Bildet das bipolare Mehrparteiensystem die Parteienlandschaft in Deutschland noch richtig ab?


Hausarbeit (Hauptseminar), 2015

22 Seiten, Note: 1,3


Leseprobe


Inhaltsverzeichnis

Abbildungsverzeichnis

Tabellenverzeichnis

1. Einleitung

2. Die verschiedenen existierenden Parteiensysteme

3. Entwicklung des deutschen Parteiensystems seit 1949
3.1 Grobe, historische Zusammenfassung
3.2 Das Verhältnis der beiden großen Parteien zueinander
3.3 Die sinkenden Mitgliederzahlen der großen Parteien
3.4 Die Bedeutung der Nichtwähler
3.5 Ein Exkurs auf die Landesebene

4. Mögliche Gründe für die Veränderungen im deutschen Parteiensystem

5. Begriffliche Einordnung des deutschen Parteiensystem anhand der eigenen

Entwicklung und von Vergleichen mit den Parteiensystemen der USA und der

Weimarer Republik

6. Fazit

Quellenverzeichnis

Abbildungsverzeichnis

Abbildung 1: Mitgliederzahlen der CDU und SPD seit 1990

Abbildung 2: Verdeutlichung des prozentualen Anteils erhaltener Stimmen der unterschiedlichen Parteien durch alle Wahlbeteiligten von 1949 bis 2013

Tabellenverzeichnis

Tabelle 1 : Ergebnisse der Bundestagswahlen von 1949 bis 2013

Tabelle 2: Vergleich, über die prozentuale Stimmverteilung und den prozentualen tatsächlichen Anteil der Sitze im Bundestag zwischen links- und rechtsorientierten Parteien in Deutschland zwischen 1949-2013

Tabelle 3:Überblick, über die Verteilung der Sitze zwischen CDU/CSU und SPD von 19949 bis 2013

Tabelle 4: Mitgliederzahlen der Linken, Grünen, Piraten, FDP und AfD zwischen 1990 bis 2013

Tabelle 5: Überblick über den prozentualen Anteil der erhaltenen Stimmen und der erhaltenen Sitze der beiden großen Parteien in den USA

Tabelle 6: Überblick über die Wahlergebnisse der Weimarer Republik von 1918 bis 1933 .

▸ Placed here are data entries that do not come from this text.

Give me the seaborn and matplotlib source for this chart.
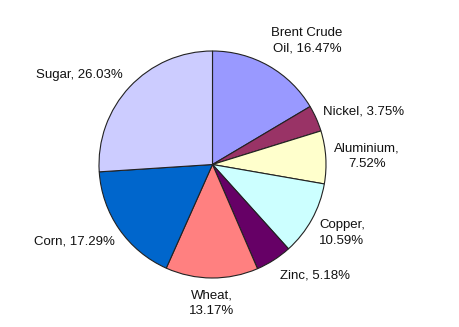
import matplotlib
matplotlib.use("Agg")
import matplotlib.pyplot as plt
import seaborn as sns

names = ["Brent Crude Oil", "Nickel", "Aluminium", "Copper", "Zinc", "Wheat", "Corn", "Sugar"]
values = [16.47, 3.75, 7.52, 10.59, 5.18, 13.17, 17.29, 26.03]
label_texts = ["Brent Crude\nOil, 16.47%", "Nickel, 3.75%", "Aluminium,\n7.52%", "Copper,\n10.59%",
               "Zinc, 5.18%", "Wheat,\n13.17%", "Corn, 17.29%", "Sugar, 26.03%"]
colors = ["#9999FF", "#993366", "#FFFFCC", "#CCFFFF", "#660066", "#FF8080", "#0066CC", "#CCCCFF"]

sns.set_theme(style="white")
plt.rcParams['font.family'] = ['Liberation Sans', 'DejaVu Sans']

W, H, DPI = 460, 327, 100
fig = plt.figure(figsize=(W / DPI, H / DPI), dpi=DPI)
ax = fig.add_axes([0, 0, 1, 1])

cx, cy, R = 212.5, 164.5, 113.5  # pie centre / radius in pixels

ax.pie(values, colors=colors, startangle=90, counterclock=False,
       wedgeprops=dict(edgecolor="#222222", linewidth=0.8))

# label positions in pixel space (layout)
label_px = [(307, 41), (364, 112), (367, 156), (342, 233), (315, 276), (212, 303), (74, 242), (79, 75)]
for txt, (px, py) in zip(label_texts, label_px):
    ax.text((px - cx) / R, (cy - py) / R, txt, ha="center", va="center",
            fontsize=9.5, color="#111111", linespacing=1.35)

ax.set_xlim((0 - cx) / R, (W - cx) / R)
ax.set_ylim((cy - H) / R, cy / R)
ax.set_aspect("equal")
ax.axis("off")

fig.savefig("out.png", dpi=DPI, facecolor="white")
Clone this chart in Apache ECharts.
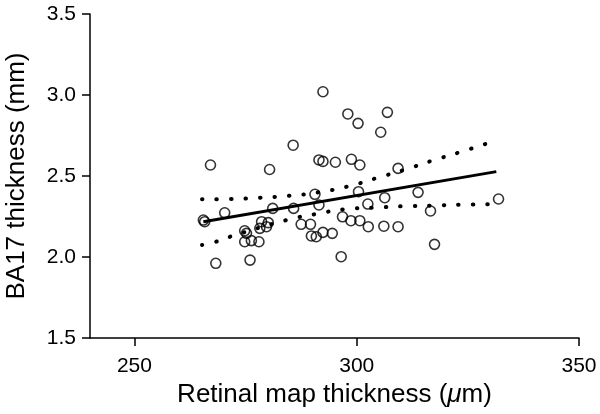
<!DOCTYPE html>
<html>
<head>
<meta charset="utf-8">
<script src="https://cdn.jsdelivr.net/npm/echarts@6/dist/echarts.min.js"></script>
<style>
html,body{margin:0;padding:0;background:#fff;}
#chart{width:600px;height:414px;}
</style>
</head>
<body>
<div id="chart"></div>
<script>
// Retinal map thickness (µm) vs BA17 thickness (mm)
const retinalX = [265.5,265.8,267.1,268.3,270.3,274.8,275.2,274.8,276.3,278.0,278.6,280.1,279.7,278.2,276.0,280.4,281.1,285.7,285.8,287.5,289.6,289.8,290.9,290.6,291.5,291.5,292.4,292.4,292.4,294.5,295.2,296.5,296.8,298.0,298.8,298.7,300.3,300.7,300.4,300.7,302.5,302.6,305.4,306.9,306.3,306.1,309.3,309.3,313.8,316.6,317.5,331.9];
const ba17Y   = [2.228,2.218,2.568,1.961,2.273,2.162,2.146,2.094,2.101,2.094,2.218,2.212,2.187,2.177,1.981,2.540,2.300,2.690,2.300,2.202,2.202,2.130,2.125,2.387,2.321,2.599,2.590,3.020,2.152,2.146,2.585,2.002,2.248,2.883,2.603,2.224,2.825,2.568,2.403,2.224,2.327,2.187,2.770,2.893,2.366,2.190,2.547,2.187,2.399,2.284,2.078,2.358];

const fitX = [265.5, 331.4];
const fitY = [2.218, 2.527];

const upperX = [265.2,271.7,278.2,284.8,291.3,297.8,304.3,310.6,316.8,323.1,329.5];
const upperY = [2.356,2.358,2.366,2.378,2.399,2.434,2.486,2.537,2.593,2.646,2.702];

const lowerX = [265.2,268.3,271.5,284.2,290.6,297.1,303.7,310.2,316.8,323.4,330.0];
const lowerY = [2.074,2.094,2.125,2.228,2.264,2.294,2.304,2.313,2.317,2.323,2.325];

const xTicks = [250, 300, 350];
const yTicks = [1.5, 2.0, 2.5, 3.0, 3.5];

const zip = (a, b) => a.map((v, i) => [v, b[i]]);

const font = 'Liberation Sans, Arial, Helvetica, sans-serif';
const chart = echarts.init(document.getElementById('chart'), null, {renderer: 'canvas'});
chart.setOption({
  animation: false,
  backgroundColor: '#fff',
  grid: {left: 90, right: 21, top: 14, bottom: 76, containLabel: false, outerBoundsMode: 'none'},
  xAxis: {
    type: 'value', min: 240, max: 350,
    name: 'Retinal map thickness ({i|μ}m)',
    nameLocation: 'middle', nameGap: 40,
    nameTextStyle: {fontFamily: font, fontSize: 26, color: '#000', rich: {i: {fontFamily: font, fontSize: 26, fontStyle: 'italic', color: '#000'}}},
    axisLine: {show: true, onZero: false, lineStyle: {color: '#000', width: 1.5}},
    axisTick: {show: true, length: 8, customValues: xTicks, lineStyle: {color: '#000', width: 1.5}},
    axisLabel: {customValues: xTicks, margin: 18, fontFamily: font, fontSize: 21, color: '#000'},
    splitLine: {show: false}
  },
  yAxis: {
    type: 'value', min: 1.5, max: 3.5, interval: 0.5,
    name: 'BA17 thickness (mm)',
    nameLocation: 'middle', nameGap: 60, nameRotate: 90,
    nameTextStyle: {fontFamily: font, fontSize: 26, color: '#000'},
    axisLine: {show: true, onZero: false, lineStyle: {color: '#000', width: 1.5}},
    axisTick: {show: true, length: 8, customValues: yTicks, lineStyle: {color: '#000', width: 1.5}},
    axisLabel: {customValues: yTicks, margin: 14, fontFamily: font, fontSize: 21, color: '#000', formatter: v => Number(v).toFixed(1)},
    splitLine: {show: false}
  },
  series: [
    {
      type: 'line', data: zip(upperX, upperY), symbol: 'none', smooth: true,
      lineStyle: {color: '#000', width: 4, type: [0.5, 14], cap: 'round'}, z: 2
    },
    {
      type: 'line', data: zip(lowerX, lowerY), symbol: 'none', smooth: true,
      lineStyle: {color: '#000', width: 4, type: [0.5, 14], cap: 'round'}, z: 2
    },
    {
      type: 'line', data: zip(fitX, fitY), symbol: 'none',
      lineStyle: {color: '#000', width: 3}, z: 3
    },
    {
      type: 'scatter', data: zip(retinalX, ba17Y), symbol: 'circle', symbolSize: 10,
      itemStyle: {color: 'rgba(0,0,0,0)', borderColor: '#000', borderWidth: 1.6}, z: 4
    }
  ]
});
</script>
</body>
</html>
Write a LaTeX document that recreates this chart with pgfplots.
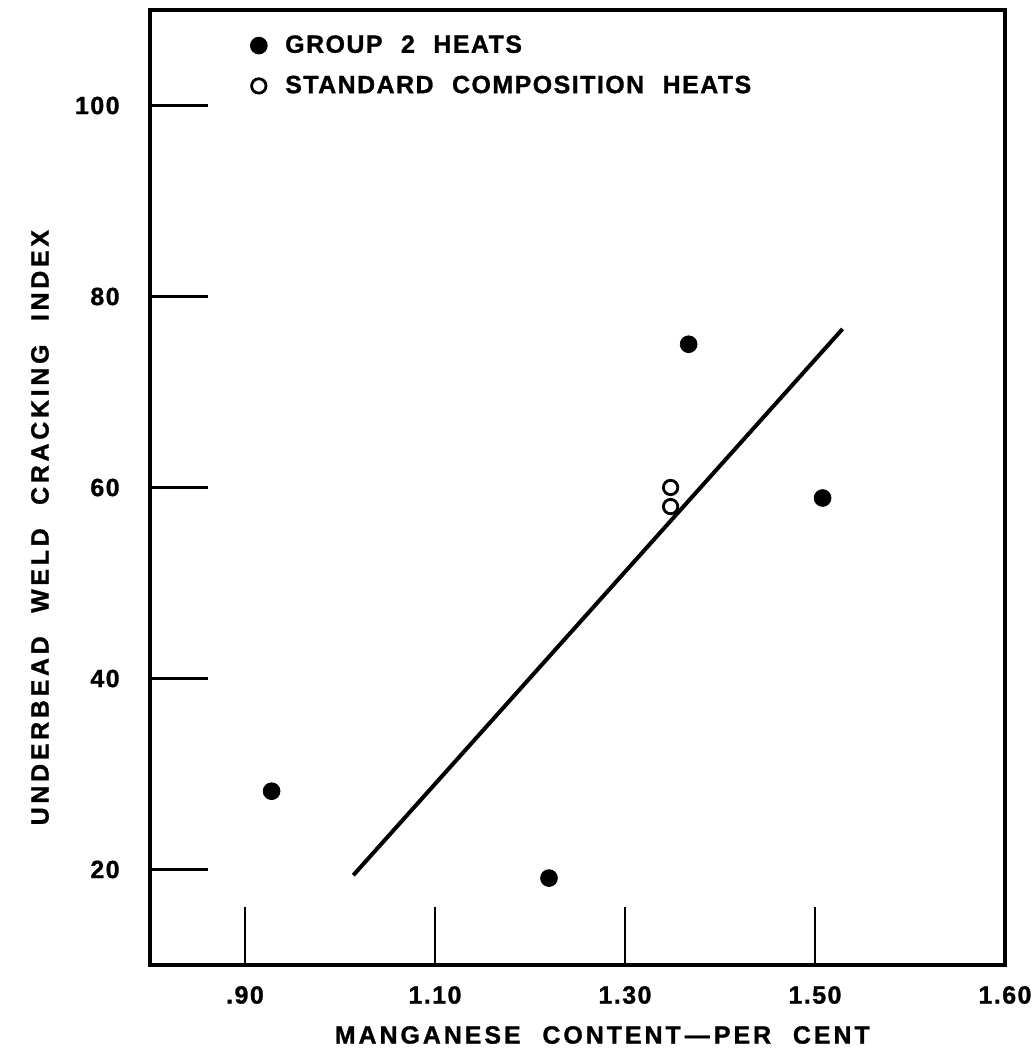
\documentclass[border=0pt]{standalone}
\usepackage{fontspec}
\setmainfont{Liberation Sans}[LetterSpace=6, WordSpace=2.2, BoldFeatures={FakeBold=1.2}]
\usepackage{pgfplots}
\pgfplotsset{compat=1.18}

\begin{document}
\begin{tikzpicture}
\begin{axis}[
    name=main,
    scale only axis,
    width=427.5bp, height=477.5bp,
    xmin=0.8, xmax=1.7,
    ymin=10, ymax=110,
    xtick={0.9,1.1,1.3,1.5,1.7},
    xticklabels={.90,1.10,1.30,1.50,1.60},
    ytick={20,40,60,80,100},
    yticklabels={20,40,60,80,100},
    xtick pos=bottom, ytick pos=left,
    tick align=inside,
    major tick length=29bp,
    tick style={line width=1.4bp, black},
    axis line style={line width=2bp},
    /pgf/number format/assume math mode=true,
    ticklabel style={font=\bfseries\fontsize{12.5}{14}\selectfont},
    xticklabel style={anchor=center, yshift=-15bp},
    yticklabel style={anchor=east, inner sep=0pt, xshift=-15bp},
    xlabel={MANGANESE CONTENT\,---\,PER CENT},
    ylabel={UNDERBEAD WELD CRACKING INDEX},
    xlabel style={at={(axis description cs:0.529,-0.0733)}, anchor=center,
        font=\bfseries\fontsize{12.5}{14}\selectfont\addfontfeatures{LetterSpace=12}},
    ylabel style={at={(axis description cs:-0.1287,0.458)}, anchor=center,
        font=\bfseries\fontsize{12.5}{14}\selectfont\addfontfeatures{LetterSpace=15}},
    legend style={at={(axis description cs:0.117,0.978)}, anchor=north west,
        draw=none, fill=none, font=\bfseries\fontsize{12.5}{14}\selectfont,
        row sep=6bp, inner sep=0pt,
        /tikz/every odd column/.append style={column sep=7bp}},
    legend cell align=left,
    legend image code/.code={\draw[#1] plot coordinates {(0bp,0bp)};},
    clip=false,
]
% heats of group 2
\addplot[only marks, mark=*, mark size=4.2bp, black] coordinates {
    (0.928, 28.2) (1.220, 19.1) (1.367, 75.0) (1.508, 58.9)
}; \addlegendentry{GROUP 2 HEATS}

% standard composition
\addplot[only marks, mark=o, mark size=3.6bp, black, line width=1.4bp] coordinates {
    (1.348, 60.0) (1.348, 58.0)
}; \addlegendentry{STANDARD COMPOSITION HEATS}

% fitted line
\addplot[black, line width=2bp, forget plot] coordinates {
    (1.014, 19.4) (1.529, 76.6)
};
\end{axis}
\pgfresetboundingbox
\useasboundingbox ([xshift=-75bp,yshift=-48.5bp]main.south west)
    rectangle ([xshift=15.5bp,yshift=5bp]main.north east);
\end{tikzpicture}
\end{document}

Tabelle 7: Der prozentuale Anteil der erhaltenen Stimmen der beiden großen Parteien im Vergleich zu dem prozentualen Anteil erhaltener Stimmen der kleineren Parteien

1. Einleitung

In den vergangenen Wahljahren gab es besonders durch den Einzug der Grünen in den Bundestag im Jahr 1983 und den Einzug der Linken im Jahr 1998 immer deutlicher auftretende Veränderungen in der deutschen Parteienlandschaft. Inwieweit der Eintritt neuer kleinerer Parteien die Rolle der beiden großen Parteien CDU/CSU und SPD beeinflusst und dadurch die deutsche Parteienlandschaft umstrukturiert, beziehungsweise gar das Parteiensystem weg vom jahrelang anhaltenden bipolaren Mehrparteiensystem verändert, soll in der folgenden Arbeit untersucht werden.

Eine logische Konsequenz des Erstarkens neuer Parteien, ist die Schwächung bereits existierender Parteien. Besonders seit den Wahlergebnissen im Jahr 2009, als die SPD ihr schlechtestes Wahlergebnis und die CDU/CSU ihr zweitschlechtestes Ergebnis erleben mussten und beide Parteien mit nur 61,9% kumulativ ihr schlechtestes Ergebnis eingefahren haben, scheint die Frage mehr als berechtigt, ob die beiden großen Parteien ihre jeweiligen polaren Position weiterhin halten können.

Um diese Fragestellung vollständig beantworten zu können, bedarf es einer Vielzahl an Untersuchungen unterschiedlicher Wirkungszusammenhänge, auf welche in dieser Arbeit nicht vollständig im Detail eingegangen werden kann. Der Fokus der Arbeit liegt auf der Darstellung ausgewählter Veränderungen im deutschen Parteiensystem, die auf den ersten Blick nicht immer sichtbar sind. Ebenfalls beschäftigt sich diese Arbeit mit den möglichen Gründen für diese Veränderungen. Anhand von verschiedenen Vergleichen wird schlussfolgernd versucht, eine Einschätzung darüber zu geben, ob das bipolare Mehrparteiensystem die deutsche Parteienlandschaft noch richtig abbildet. Der betrachtete Zeitraum für diese Untersuchung wird auf die Jahre 1949 bis 2013 eingeschränkt, wobei ein besonderer Fokus auf die letzten sieben Wahljahre zwischen 1990 bis 2013 gelegt wird. In der Arbeit wird der Parteiname „die Grünen“ als Bezeichnung für den Zusammenschluss des Bündnis 90 und der Grünen verwendet, sowie der aktuelle Parteiname „die Linke“ für die ehemalige SED bzw. PDS genutzt wird. Ebenfalls werden die Parteien der CSU und CDU in dieser Arbeit als Union zusammengefasst und als eine der beiden großen Parteien angesehen, da sie auf Bundesebene als Vereinigung angesehen werden.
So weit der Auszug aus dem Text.